For now, though, we have a Cardinal team that just made a move to inject some quality into the mix. And because of that, they can no longer afford to wait. To wait now, to hope for further maturation, to let that wave of pitching build on its own and begin to crest, is not really an option. So long as the Cards made no moves at all, they could have continued making no moves, and let the next winning club (hopefully), grow on its own. Now, though, they’ve broken the seal and made that first move. They cannot not make a second. And maybe a third. And in making those moves, will they end up shortening their window which is just now beginning to open?
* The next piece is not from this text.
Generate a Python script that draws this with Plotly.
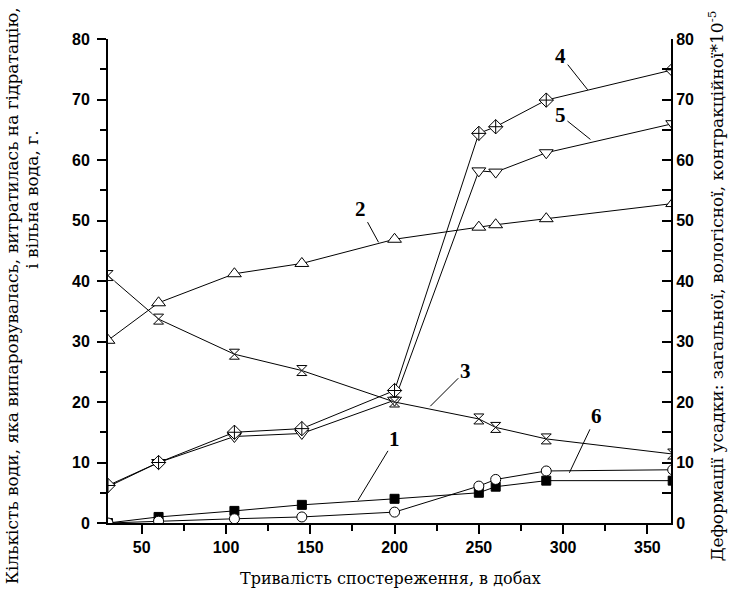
import plotly.graph_objects as go

# ---- data ----
days = [30, 60, 105, 145, 200, 250, 260, 290, 365]
s1 = [0.0, 1.0, 2.0, 3.0, 4.0, 5.0, 6.0, 7.0, 7.0]
s2 = [30.2, 36.4, 41.2, 42.9, 46.9, 48.9, 49.3, 50.3, 52.8]
s3 = [40.9, 33.7, 27.9, 25.2, 20.0, 17.2, 15.8, 13.9, 11.4]
s4 = [6.2, 10.0, 15.0, 15.6, 21.9, 64.4, 65.5, 69.9, 74.9]
s5 = [6.0, 10.0, 14.3, 14.8, 20.3, 58.2, 58.0, 61.2, 66.0]
s6 = [0.0, 0.3, 0.7, 1.0, 1.8, 6.1, 7.2, 8.6, 8.8]

label_text = ["1", "2", "3", "4", "5", "6"]
label_x = [178.3, 190.5, 221.2, 314.6, 316.2, 303.7]
label_y = [3.75, 46.4, 19.3, 71.6, 63.4, 8.3]
label_ax = [37, -18, 35, -27, -30, 27]
label_ay = [-61, -33, -35, -34, -24, -57]

x_title = "Тривалість спостереження, в добах"
yl_title1 = "Кількість води, яка випаровувалась, витратилась на гідратацію,"
yl_title2 = "і вільна вода, г."
yr_title = "Деформації усадки: загальної, вологісної, контракційної*10<sup>-5</sup>"

fig = go.Figure()

def add(y, symbol, size, fill="white", yaxis="y"):
    fig.add_trace(go.Scatter(
        x=days, y=y, mode="lines+markers", yaxis=yaxis,
        line=dict(color="black", width=1),
        marker=dict(symbol=symbol, size=size, color=fill,
                    line=dict(color="black", width=1)),
        showlegend=False, cliponaxis=True))

add(s2, "triangle-up", 12)
add(s5, "triangle-down", 12)
add(s4, "diamond-cross", 11)
add(s3, "x-thin-open", 13)
fig.add_trace(go.Scatter(
    x=days, y=s3, mode="markers",
    marker=dict(symbol="hourglass-open", size=10, color="black",
                line=dict(color="black", width=1)),
    showlegend=False))
add(s1, "square", 9, fill="black")
add(s6, "circle", 10)

annotations = []
for t, x, y, ax, ay in zip(label_text, label_x, label_y, label_ax, label_ay):
    annotations.append(dict(
        x=x, y=y, xref="x", yref="y", text="<b>" + t + "</b>", showarrow=True,
        arrowhead=0, arrowwidth=1, arrowcolor="black", ax=ax, ay=ay,
        standoff=0, startstandoff=0,
        font=dict(family="Liberation Serif", size=21, color="black")))

f_x = dict(family="DejaVu Serif", size=16, color="black")
f_y = dict(family="DejaVu Serif", size=17, color="black")
annotations += [
    dict(text=x_title, xref="paper", yref="paper", x=0.501, y=-0.114,
         xanchor="center", yanchor="middle", showarrow=False, font=f_x),
    dict(text=yl_title1, xref="paper", yref="paper", x=-0.171, y=0.470,
         xanchor="center", yanchor="middle", showarrow=False,
         textangle=-90, font=f_y),
    dict(text=yl_title2, xref="paper", yref="paper", x=-0.134, y=0.667,
         xanchor="center", yanchor="middle", showarrow=False,
         textangle=-90, font=f_y),
    dict(text=yr_title, xref="paper", yref="paper", x=1.079, y=0.490,
         xanchor="center", yanchor="middle", showarrow=False,
         textangle=-90, font=f_y),
]

tickfont = dict(family="Liberation Sans", size=16, color="black", weight=700)

fig.update_layout(
    width=729, height=601,
    margin=dict(l=108, r=58, t=39, b=78),
    paper_bgcolor="white", plot_bgcolor="white",
    annotations=annotations,
    xaxis=dict(range=[30, 364], tick0=0, dtick=50, ticks="outside",
               ticklen=9, tickwidth=1.5, tickcolor="black",
               showline=True, linecolor="black", linewidth=2,
               showgrid=False, zeroline=False, tickfont=tickfont,
               minor=dict(dtick=25, tick0=0, ticks="outside", ticklen=6,
                          tickwidth=1.5, tickcolor="black", showgrid=False)),
    yaxis=dict(range=[0, 80], dtick=10, ticks="outside",
               ticklen=9, tickwidth=1.5, tickcolor="black",
               showline=True, linecolor="black", linewidth=2,
               showgrid=False, zeroline=False, tickfont=tickfont,
               ticklabelstandoff=4,
               minor=dict(dtick=5, ticks="outside", ticklen=6,
                          tickwidth=1.5, tickcolor="black", showgrid=False)),
    yaxis2=dict(range=[0, 80], dtick=10, ticks="inside", side="right",
                overlaying="y", ticklen=9, tickwidth=1.5, tickcolor="black",
                showline=True, linecolor="black", linewidth=2,
                showgrid=False, zeroline=False, tickfont=tickfont,
                minor=dict(dtick=5, ticks="inside", ticklen=9,
                           tickwidth=1.5, tickcolor="black", showgrid=False)),
)
# invisible trace so the right axis is drawn
fig.add_trace(go.Scatter(x=[days[0]], y=[s1[0]], yaxis="y2", mode="markers",
                         marker=dict(opacity=0), showlegend=False,
                         hoverinfo="skip"))

fig.write_html("out.html", config={"displayModeBar": False},
               post_script="document.body.style.margin='0';"
                           "document.body.style.padding='0';"
                           "document.body.style.overflow='hidden';")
The Cardinals have two years to win while Marcell Ozuna is a Cardinal. The first big investment dictates there must be more. They weren’t good enough before, but could afford to wait until they were. They still aren’t good enough now, but are closer, but have less time, and cannot afford to wait, and cannot simply be done this offseason.
The true failure at this point would be to fail to properly recognise the conundrum into which they’ve worked themselves, and try to simply let it play out. That would be a waste of both talent and time, one of which they’ve spent and the other of which they now have very little.
I don’t think the Cardinals are done this offseason, by any stretch of the imagination. Having given themselves a boost and a time limit, they simply cannot afford to be.